For any closed, compact surface — that is, a surface that is finite in diameter and has a distinct inside and outside — mean curvature flow is destined to lead to a singularity. (For a simple sphere, this singularity is the final point the surface shrinks to.) “We have this flow that is supposed to make surfaces simpler, but we know that the flow always becomes singular,” Bamler said. “So if we want to understand what the flow does, we need to understand its singularity formation.”
That’s where the multiplicity-one conjecture comes in.
Separation Is the Key to Success
Simple singularities, like pinch points, can be removed in a straightforward manner, enabling mean curvature flow to proceed unimpeded. But if a singularity is more complicated — if, say, two sheets within a surface come together, overlapping over an entire region rather than affecting just one point — this won’t be possible. In such cases, Bamler said, “we don’t know how the flow behaves.”
Ilmanen formulated his conjecture to rule out these troublesome situations. Decades later, Bamler and Kleiner set out to prove him right.
To do so, they imagined an unusual shape — what Kleiner called “an evil catenoid.” It consists of two spheres, one inside the other, connected by a small cylinder, or neck, to form a single surface. If the neck were to shrink so fast that it pulled the two spherical regions together, Kleiner noted, that would be the “nightmare scenario.” In order to rule out this scenario, he and Bamler wanted to understand how the two regions would interact with each other, and how the separation between them would change over time.
So the two mathematicians broke the shape into different building blocks — regions that looked like parallel sheets when you zoomed in to them, and special regions called minimal surfaces (which have zero mean curvature, and therefore do not move during mean curvature flow). They then defined a function to measure the distance from any given point on the surface to the nearest point on a neighboring region.
They found a way to analyze how this “separation function” changes over time, proving that it never goes to zero. That meant that the nightmare scenario could never happen.
The mathematicians could easily apply this method to closed surfaces that involve the same sorts of building blocks. But “a general [closed] surface may look really complicated in certain regions,” Bamler said — so complicated that it “could have precluded us from controlling the flow.” He and Kleiner then showed that those problematic regions have to be very small. It “only influences the flow, as a whole, in a very minimal way,” Bamler said. “So we can essentially ignore it.”

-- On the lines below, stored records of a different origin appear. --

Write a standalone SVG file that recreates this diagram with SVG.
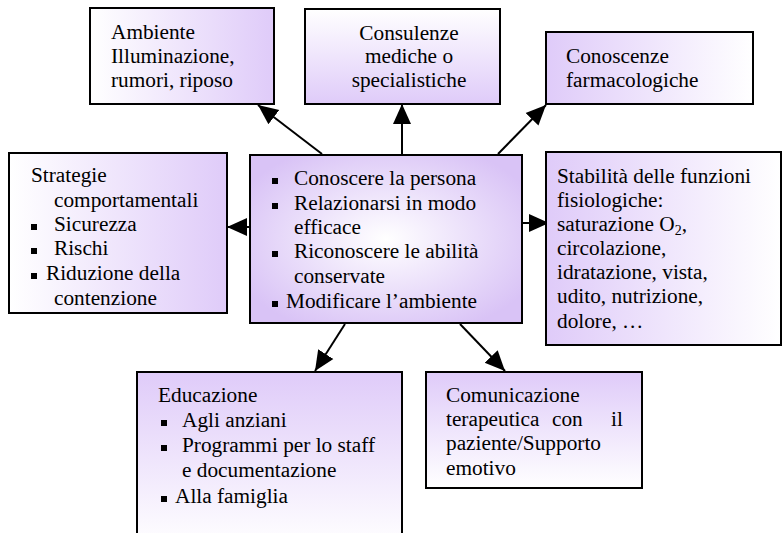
<svg xmlns="http://www.w3.org/2000/svg" width="782" height="533" viewBox="0 0 782 533">
<style>
  .box { stroke: #000; stroke-width: 2; }
  .t { font-size: 21.3px; fill: #000; }
  .b { fill: #000; }
  .c { stroke: #000; stroke-width: 2; fill: none; marker-end: url(#ah); }
</style>
<defs>
  <marker id="ah" markerUnits="userSpaceOnUse" markerWidth="22" markerHeight="20" refX="20" refY="10" orient="auto">
    <path d="M0,1 L20,10 L0,19 Z" fill="#000"/>
  </marker>
  <linearGradient id="gLR" x1="0" y1="0" x2="1" y2="0">
    <stop offset="0" stop-color="#ffffff"/>
    <stop offset="1" stop-color="#dfcbf9"/>
  </linearGradient>
  <linearGradient id="gRL" x1="0" y1="0" x2="1" y2="0">
    <stop offset="0" stop-color="#dfcbf9"/>
    <stop offset="1" stop-color="#ffffff"/>
  </linearGradient>
  <linearGradient id="gTB" x1="0" y1="0" x2="0" y2="1">
    <stop offset="0" stop-color="#ffffff"/>
    <stop offset="1" stop-color="#dfcbf9"/>
  </linearGradient>
  <linearGradient id="gBT" x1="0" y1="0" x2="0" y2="1">
    <stop offset="0" stop-color="#dfcbf9"/>
    <stop offset="1" stop-color="#ffffff"/>
  </linearGradient>
  <radialGradient id="gR" cx="0.5" cy="0.5" r="0.6">
    <stop offset="0" stop-color="#ffffff"/>
    <stop offset="1" stop-color="#d9c3f6"/>
  </radialGradient>
</defs>

<g id="connectors">
  <line class="c" x1="322" y1="154" x2="258" y2="105"/>
  <line class="c" x1="402" y1="154" x2="402" y2="104"/>
  <line class="c" x1="498" y1="154" x2="546" y2="105"/>
  <line class="c" x1="250" y1="227" x2="227" y2="227"/>
  <line class="c" x1="522" y1="223" x2="549" y2="223"/>
  <line class="c" x1="345" y1="324" x2="315" y2="371"/>
  <line class="c" x1="460" y1="324" x2="505" y2="371"/>
</g>

<g font-family="'Liberation Serif', 'Times New Roman', Times, serif">
<g id="ambiente">
  <rect class="box" x="90" y="8" width="184" height="96" fill="url(#gLR)"/>
  <text class="t" x="111" y="39">Ambiente</text>
  <text class="t" x="111" y="63">Illuminazione,</text>
  <text class="t" x="111" y="87">rumori, riposo</text>
</g>

<g id="consulenze">
  <rect class="box" x="305" y="9" width="195" height="95" fill="url(#gTB)"/>
  <text class="t" x="409" y="40" text-anchor="middle">Consulenze</text>
  <text class="t" x="409" y="63" text-anchor="middle">mediche o</text>
  <text class="t" x="409" y="87" text-anchor="middle">specialistiche</text>
</g>

<g id="conoscenze">
  <rect class="box" x="546" y="32" width="207" height="72" fill="url(#gRL)"/>
  <text class="t" x="566" y="63">Conoscenze</text>
  <text class="t" x="566" y="87">farmacologiche</text>
</g>

<g id="strategie">
  <rect class="box" x="9" y="153" width="218" height="160" fill="url(#gLR)"/>
  <text class="t" x="31" y="182">Strategie</text>
  <text class="t" x="54" y="207">comportamentali</text>
  <rect class="b" x="31" y="224" width="6" height="6"/>
  <text class="t" x="54" y="231">Sicurezza</text>
  <rect class="b" x="31" y="248" width="6" height="6"/>
  <text class="t" x="54" y="255">Rischi</text>
  <rect class="b" x="31" y="273" width="6" height="6"/>
  <text class="t" x="46" y="280">Riduzione della</text>
  <text class="t" x="54" y="305">contenzione</text>
</g>

<g id="centrale">
  <rect class="box" x="250" y="155" width="272" height="168" fill="url(#gR)"/>
  <rect class="b" x="272" y="178" width="6" height="6"/>
  <text class="t" x="294" y="185">Conoscere la persona</text>
  <rect class="b" x="272" y="203" width="6" height="6"/>
  <text class="t" x="294" y="210">Relazionarsi in modo</text>
  <text class="t" x="294" y="234">efficace</text>
  <rect class="b" x="272" y="251" width="6" height="6"/>
  <text class="t" x="294" y="258">Riconoscere le abilità</text>
  <text class="t" x="294" y="283">conservate</text>
  <rect class="b" x="272" y="301" width="6" height="6"/>
  <text class="t" x="286" y="308">Modificare l’ambiente</text>
</g>

<g id="stabilita">
  <rect class="box" x="546" y="152" width="235" height="193" fill="url(#gRL)"/>
  <text class="t" x="557" y="183">Stabilità delle funzioni</text>
  <text class="t" x="557" y="207">fisiologiche:</text>
  <text class="t" x="557" y="231">saturazione O<tspan font-size="14" dy="4">2</tspan><tspan dy="-4">,</tspan></text>
  <text class="t" x="557" y="255">circolazione,</text>
  <text class="t" x="557" y="279">idratazione, vista,</text>
  <text class="t" x="557" y="303">udito, nutrizione,</text>
  <text class="t" x="557" y="328">dolore, …</text>
</g>

<g id="educazione">
  <rect class="box" x="137" y="372" width="265" height="175" fill="url(#gBT)"/>
  <text class="t" x="158" y="402">Educazione</text>
  <rect class="b" x="161" y="420" width="6" height="6"/>
  <text class="t" x="182" y="427">Agli anziani</text>
  <rect class="b" x="161" y="445" width="6" height="6"/>
  <text class="t" x="182" y="452">Programmi per lo staff</text>
  <text class="t" x="182" y="477">e documentazione</text>
  <rect class="b" x="161" y="496" width="6" height="6"/>
  <text class="t" x="175" y="503">Alla famiglia</text>
</g>

<g id="comunicazione">
  <rect class="box" x="426" y="372" width="216" height="116" fill="url(#gBT)"/>
  <text class="t" x="446" y="402">Comunicazione</text>
  <text class="t" y="426"><tspan x="446">terapeutica</tspan><tspan x="552">con</tspan><tspan x="611">il</tspan></text>
  <text class="t" x="446" y="450">paziente/Supporto</text>
  <text class="t" x="446" y="475">emotivo</text>
</g>
</g>
</svg>
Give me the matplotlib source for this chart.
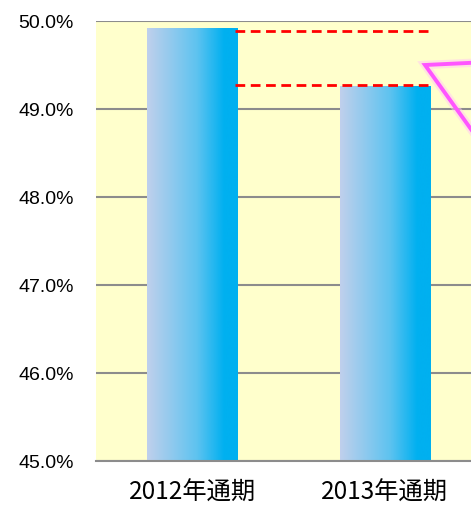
import numpy as np
import matplotlib
matplotlib.use("Agg")
import matplotlib.pyplot as plt
from matplotlib.colors import LinearSegmentedColormap
from matplotlib.patches import Rectangle
from matplotlib.lines import Line2D

categories = ["2012年通期", "2013年通期"]
values = [49.92, 49.26]
ref_lines = [49.89, 49.27]
yticks = [45.0, 46.0, 47.0, 48.0, 49.0, 50.0]

W, H = 471, 506
fig = plt.figure(figsize=(W / 100, H / 100), dpi=100)
fig.patch.set_facecolor("white")
ax = fig.add_axes([96 / W, 44 / H, 1 - 96 / W, 440 / H])
ax.set_facecolor("#FFFFCC")
ax.set_xlim(-0.5, 1.447)
ax.set_ylim(45.0, 50.0)

for y in yticks:
    ax.axhline(y, color="#8C8C8C", lw=1.5, zorder=1)

cmap = LinearSegmentedColormap.from_list(
    "g", [(0, "#C0D0EC"), (0.55, "#5EC3F0"), (0.85, "#00B0F0"), (1.0, "#00B0F0")])
grad = np.linspace(0, 1, 256).reshape(1, -1)
width = 0.47
x = np.arange(len(categories))
bars = ax.bar(x, values, width=width, bottom=0, color="none", zorder=2)
for b in bars:
    x0, y0 = b.get_x(), 45.0
    x1, y1 = b.get_x() + b.get_width(), b.get_height()
    im = ax.imshow(grad, cmap=cmap, aspect="auto", extent=[x0, x1, y0, y1],
                   zorder=2, interpolation="bicubic")
    clip = Rectangle((x0, y0), x1 - x0, y1 - y0, transform=ax.transData)
    im.set_clip_path(clip)

ax.set_xlim(-0.5, 1.447)
ax.set_ylim(45.0, 50.0)

x_start = x[0] + 0.22
x_end = x[1] + 0.223
for v in ref_lines:
    ax.plot([x_start, x_end], [v, v], color="#FF0000", lw=2.0,
            dashes=(3.5, 2.0), zorder=4)

ax.set_yticks(yticks)
ax.set_yticklabels([f"{t:.1f}%" for t in yticks], fontsize=14,
                   family=["Liberation Sans", "DejaVu Sans"])
ax.set_xticks(x)
ax.set_xticklabels(categories, fontsize=17.5,
                   family=["Noto Sans CJK JP", "DejaVu Sans"])
ax.tick_params(axis="both", length=0)
ax.tick_params(axis="y", pad=16)
ax.tick_params(axis="x", pad=13)
for s in ["top", "right", "left"]:
    ax.spines[s].set_visible(False)
ax.spines["bottom"].set_color("#8C8C8C")
ax.spines["bottom"].set_linewidth(1.5)

# pink callout triangle (partially visible)
px = [(478 / W, 1 - 63.5 / H), (425 / W, 1 - 66 / H), (478 / W, 1 - 140 / H)]
xs = [p[0] for p in px]
ys = [p[1] for p in px]
fig.add_artist(Line2D(xs, ys, transform=fig.transFigure, color="#FFC8F4",
                      lw=6, alpha=0.5, solid_joinstyle="miter", zorder=5))
fig.add_artist(Line2D(xs, ys, transform=fig.transFigure, color="#FF55FF",
                      lw=2.8, solid_joinstyle="miter", zorder=6))

fig.savefig("out.png", dpi=100)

The separation function will never go to zero over time, no matter how complicated or strange the surface. In other words, neighboring regions can never converge, and complicated singularities cannot occur. Ilmanen’s conjecture is true.
Bruce Kleiner and his colleague recently proved a major conjecture about how singularities form on evolving surfaces.
Courtesy of Bruce Kleiner
In fact, Bamler and Kleiner showed that mean curvature flow almost always leads to one of two types of particularly simple singularities: spheres that shrink to a point, or cylinders that collapse to a line. “Any other type of singularity occurs only in rare, highly specific cases,” Bamler said, “where the singularities are so unstable that even the slightest perturbation would eliminate them.”
With the resolution of the multiplicity-one conjecture, “we now basically have a complete understanding of the mean curvature flow of surfaces in three-dimensional spaces,” said Otis Chodosh of Stanford. This knowledge, he added, could have significant applications in geometry and topology, particularly if mathematicians can prove the conjecture for three-dimensional surfaces living in 4D space. (Bamler and Kleiner are starting to look into this next case, though they say they’ll need to find a different approach than the one they used for two-dimensional surfaces.)
Already, Chodosh added, the proof might allow mathematicians to use mean curvature flow to re-prove an important problem about symmetries of spheres, called the Smale conjecture. Previous proofs of the conjecture were quite complicated, Bamler said. A proof that uses mean curvature flow could be easier to understand.
A related process known as Ricci flow has already been used to prove major conjectures, including the famous Poincaré conjecture (another statement about spheres). Mathematicians hope that Bamler and Kleiner’s work on mean curvature flow will help it become a similarly powerful method. “Bamler and Kleiner have given us a huge advance in our understanding of the singularities at the heart of mean curvature flow,” White said. “It definitely opens up the possibility of using it as a tool … to do all sorts of wonderful things.”